I teach piano from home, and my girls are fantastic. I'm pretty mean on them in one way - when I am teaching they stay in their bedrooms and get on with work, or read, or do something else very quiet. They are not allowed to disturb me unless it is a dire emergency (of the I'm about to bleed to death kind, not of the I can't find a pencil kind!). Home ed works beautifully for us. I teach 3 days a week and these days are quite quiet and serious, I guess. The other 4 days we have a blast! We visit stuff, go on trips, meet friends. I don't think it hurts them at all to see that I have to work to keep a roof over their heads and that they are not to jeopardise that.

I've probably had it quite easy because I've been doing it since before my eldest was born, so they've grown up with it, but I think you can train children that there are times they can rage through the house and times when you can't be interrupted!

Having said that, I probably work around 16 hours a week, give or take a bit. I'm not sure it would be so fair on them if it was full time.

Litchick · 06/01/2009 21:13

Thankyou for your replies.
It's a big quandry for me.

OP posts:
lilyfire · 06/01/2009 21:50

Hi
I'm HE'ding my 5 yo. I'm on maternity leave at the moment, but due back in March. I'm hoping to work one day a week and get a nanny/au pair type person to look after the two bigger ones and take them to their HE group - while granny will care for the baby. I know other HE'ers who use au pair types for some days or parts of days and some actually work full-time and have a full-time nanny doing HE. I think it's perfectly do-able if you can pay for some childcare, if you don't have family to do it (time will tell if I'm right).

anastaisia · 07/01/2009 00:03

I've got a 3 year old who is home educated (I know she isn't compulsory school age but nothing is going to change when she turns five so I kind of figure we're already home educating).

I'm a single mum. I work about 30 hours a week for myself, but do some of them at odd times.

I've just hired a nanny who works for another family as well - so she does 3 days there and 20 hours for me. I'm sure she'll do some things that happen to be educational for DD but doesn't have to do anything specific.

I'll be doing the out of the house parts of my job while she's with DD; and other bits will continue to be done alongside DD (we have a bit of time every day or couple of days to 'work' on our computers together - which I plan to draw out as she gets bigger into a daily(ish) working on whatever we want to individually time) or when she's in bed. So most of the time I'm still with her.

I'll be using the time DD is with her dad to do nice things for myself in (can't count on it enough for working during but if its things that can be done whenever like nice baths, or walks or going for a swim etc then it not a problem if he brings her back early or arrives late - well it is but not major)

I do get tax credit help; but you might find that if you can afford private school fees now you can easily afford a nanny or an au-pair.

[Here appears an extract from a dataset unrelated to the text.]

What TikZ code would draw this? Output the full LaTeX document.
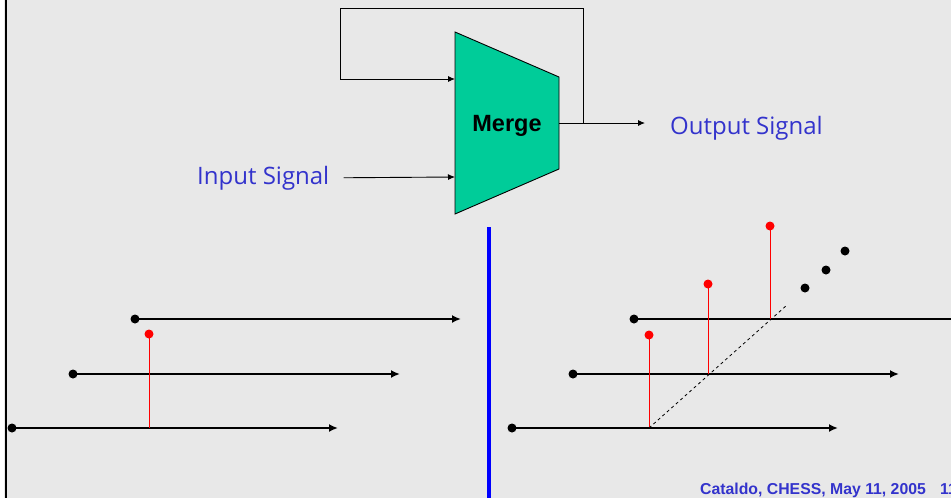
\documentclass[tikz,border=0pt]{standalone}
\usepackage{fontspec}
\setmainfont{Liberation Sans}
\newfontfamily\signalfont{Open Sans}
\usetikzlibrary{arrows.meta, positioning}
\definecolor{slidebg}{HTML}{E8E8E8}
\definecolor{mergegreen}{HTML}{00CC99}
\definecolor{labelblue}{HTML}{3333CC}
\tikzset{
  wire/.style={line width=0.9pt, -{Latex[length=7pt,width=6pt]}},
  axis/.style={line width=2.8pt, -{Latex[length=9pt,width=8pt]}},
  tick/.style={circle, fill=black, inner sep=0pt, minimum size=9pt},
  event/.style={circle, fill=red, inner sep=0pt, minimum size=9pt},
  stem/.style={red, line width=1pt},
  siglabel/.style={font=\signalfont\fontsize{24}{28}\selectfont, text=labelblue, inner sep=0pt}
}

\begin{document}
\begin{tikzpicture}[x=1pt, y=-1pt]
    \useasboundingbox (0,0) rectangle (951,498);
    \fill[slidebg] (0,0) rectangle (951,498);
    \fill[white] (0,0) rectangle (4,498);
    \draw[line width=2.5pt] (6,0) -- (6,498);

    % Merge actor
    \coordinate (mtl) at (455,32);
    \coordinate (mtr) at (559,77);
    \coordinate (mbr) at (559,169);
    \coordinate (mbl) at (455,214);
    \filldraw[fill=mergegreen, draw=black, line width=0.9pt] (mtl) -- (mtr) -- (mbr) -- (mbl) -- cycle;
    \node[font=\bfseries\fontsize{23.5}{27}\selectfont, anchor=base] (merge) at (507,131.5) {Merge};
    \coordinate (min1) at (455,79);
    \coordinate (min2) at (455,177);
    \coordinate (mout) at (559,123);
    \coordinate (tap) at (583,123);
    \coordinate (outend) at (645,123);

    % Labels
    \node[siglabel, anchor=base west] (insig) at (197,184) {Input Signal};
    \node[siglabel, anchor=base west] (outsig) at (670,134) {Output Signal};

    % Arrows
    \draw[wire] (insig.east) ++(14,0) coordinate (instart) -- (min2);
    \draw[line width=0.9pt] (mout) -- (tap);
    \draw[wire] (tap) -- (outend);
    \draw[wire] (tap) |- (340,8) |- (min1);

    % Divider
    \draw[blue, line width=4pt] (489,227) -- (489,498);

    % Left timelines
    \node[tick] (la) at (135,319) {};
    \node[tick] (lb) at (73,374) {};
    \node[tick] (lc) at (12,428) {};
    \coordinate (lae) at (461,319);
    \coordinate (lbe) at (400,374);
    \coordinate (lce) at (338,428);
    \draw[axis] (la.center) -- (lae);
    \draw[axis] (lb.center) -- (lbe);
    \draw[axis] (lc.center) -- (lce);
    \coordinate (ls) at (149,428);
    \node[event] (le) at (149,334) {};
    \draw[stem] (ls) -- (le.center);

    % Right timelines
    \node[tick] (ra) at (634,319) {};
    \node[tick] (rb) at (573,374) {};
    \node[tick] (rc) at (512,428) {};
    \coordinate (rae) at (960,319);
    \coordinate (rbe) at (899,374);
    \coordinate (rce) at (838,428);
    \draw[line width=2.8pt] (ra.center) -- (rae);
    \draw[axis] (rb.center) -- (rbe);
    \draw[axis] (rc.center) -- (rce);
    \coordinate (rs1) at (649,428);
    \coordinate (rs2) at (708,374);
    \coordinate (rs3) at (770,319);
    \node[event] (re1) at (649,335) {};
    \node[event] (re2) at (708,284) {};
    \node[event] (re3) at (770,226) {};
    \draw[stem] (rs1) -- (re1.center);
    \draw[stem] (rs2) -- (re2.center);
    \draw[stem] (rs3) -- (re3.center);
    \coordinate (diag) at (787,305);
    \draw[dashed, line width=0.8pt, dash pattern=on 3pt off 3pt] (rs1) -- (diag);
    \node[tick] (d1) at (805,288) {};
    \node[tick] (d2) at (826,270) {};
    \node[tick] (d3) at (845,251) {};

    % Footer
    \node[font=\bfseries\fontsize{15.8}{18}\selectfont, text=labelblue, anchor=base west, inner sep=0pt] (footer) at (700,494) {Cataldo, CHESS, May 11, 2005\hspace{0.9em}11};
\end{tikzpicture}
\end{document}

And secondary school children wouldn't need the close supervision that a 3 year old does.

AMumInScotland · 07/01/2009 12:53

I'd echo the point that (some) secondary school age children require much less active supervision than a 4 or 5 year old, so your options are different at that stage. For young children, if you're not available to be involved a lot of the time, you would really need to provide another responsible adult like an au pair or granny and that depends on what is available/affordable for you.

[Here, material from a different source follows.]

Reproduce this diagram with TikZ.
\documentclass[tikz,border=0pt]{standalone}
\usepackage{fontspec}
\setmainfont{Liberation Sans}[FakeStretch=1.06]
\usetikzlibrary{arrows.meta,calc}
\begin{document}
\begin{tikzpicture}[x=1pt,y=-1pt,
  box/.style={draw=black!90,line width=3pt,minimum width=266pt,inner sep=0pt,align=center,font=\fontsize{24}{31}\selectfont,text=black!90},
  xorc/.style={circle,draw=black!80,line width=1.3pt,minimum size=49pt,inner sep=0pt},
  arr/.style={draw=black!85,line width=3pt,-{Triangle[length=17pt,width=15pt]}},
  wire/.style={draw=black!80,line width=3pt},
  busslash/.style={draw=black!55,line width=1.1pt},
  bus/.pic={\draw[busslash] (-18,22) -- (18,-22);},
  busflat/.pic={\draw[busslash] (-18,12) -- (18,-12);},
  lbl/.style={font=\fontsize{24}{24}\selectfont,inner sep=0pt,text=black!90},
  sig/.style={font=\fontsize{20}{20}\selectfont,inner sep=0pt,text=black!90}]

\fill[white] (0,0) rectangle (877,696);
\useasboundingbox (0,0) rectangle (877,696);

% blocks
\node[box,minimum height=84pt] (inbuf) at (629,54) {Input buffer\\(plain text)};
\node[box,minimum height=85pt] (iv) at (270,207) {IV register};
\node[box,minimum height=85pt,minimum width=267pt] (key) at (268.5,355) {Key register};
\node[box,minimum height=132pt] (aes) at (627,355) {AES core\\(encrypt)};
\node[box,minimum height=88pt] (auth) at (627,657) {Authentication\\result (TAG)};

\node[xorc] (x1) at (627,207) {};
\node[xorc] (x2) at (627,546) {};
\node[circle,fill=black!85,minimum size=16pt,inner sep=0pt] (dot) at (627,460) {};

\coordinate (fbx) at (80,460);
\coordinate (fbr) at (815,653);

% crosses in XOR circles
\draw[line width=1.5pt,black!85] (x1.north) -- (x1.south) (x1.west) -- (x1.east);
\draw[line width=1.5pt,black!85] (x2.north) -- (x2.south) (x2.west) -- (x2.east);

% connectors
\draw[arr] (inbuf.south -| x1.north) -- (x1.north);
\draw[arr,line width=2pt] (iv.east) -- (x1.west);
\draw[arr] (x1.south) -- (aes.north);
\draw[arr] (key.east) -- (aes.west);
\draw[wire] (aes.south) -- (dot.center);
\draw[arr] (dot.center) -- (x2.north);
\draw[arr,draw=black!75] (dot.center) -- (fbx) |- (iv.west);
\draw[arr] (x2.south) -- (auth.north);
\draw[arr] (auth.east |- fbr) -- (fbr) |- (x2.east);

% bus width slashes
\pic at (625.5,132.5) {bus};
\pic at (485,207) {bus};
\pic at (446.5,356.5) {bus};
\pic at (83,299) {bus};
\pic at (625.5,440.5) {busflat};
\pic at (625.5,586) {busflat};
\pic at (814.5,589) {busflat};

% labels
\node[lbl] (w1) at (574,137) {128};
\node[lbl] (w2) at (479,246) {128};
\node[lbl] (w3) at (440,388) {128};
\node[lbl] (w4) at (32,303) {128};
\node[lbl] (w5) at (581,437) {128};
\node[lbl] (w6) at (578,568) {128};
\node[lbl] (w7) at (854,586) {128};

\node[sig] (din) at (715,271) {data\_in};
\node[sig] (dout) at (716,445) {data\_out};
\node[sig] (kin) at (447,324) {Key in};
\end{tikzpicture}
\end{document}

But by secondary age, many children are able to pursue their own activities for an hour or two at a time without any input from an adult, and that tends to get longer as they get older. Obviously they still need someone around to help if they get stuck and to be "in charge" but you don't have to be as "hands on" so can spend a reasonable amount of time on other things.

It depends also if you are planning to "teach" your children things, or if you are going to follow a syllabus of some kind, or if you are going to let them choose their own path and do what they find interesting. There are lots of resources out there if you want to follow a syllabus, with planned courses and materials and a tutor to mark their work and go over anything they need clarified. There are also internet schools which cover the academic subjects, with qualified subject teachers and a set timetable - my DS is coming to the end of studying for iGCSEs through one of them and that has meant that he is studying at home but does not require me or DH to be available to work with him.

HE is very broad, so there are nearly always ways of making it work to fit your own situation!

Litchick · 07/01/2009 21:35

Thanks for the positive messages - it hadn't occured to me that a nanny would be interested in HE. And I could certainly afford it if I dropped two sets of school fees.
Hmmmmm.

OP posts:
Sunnylondra · 25/04/2009 14:32

Dear Litchick (and other posters),

Are any of you in London? I'm a single parent living in Camden, London, with my 7 year old daughter (who currently goes to a private school).

I'd very much to home educate her, but could only do so if I pooled resources with another/other families. Would anyone be interested in this?

Please contact me if this is of any interest, and I will give you much more detail of what we could offer.

piscesmoon · 25/04/2009 14:49

Just thinking laterally-are you stuck with the area that you live in or could you move? My DH works long hours but we had a wide choice of where to live and chose one on the combination of good schools and reasonable house prices.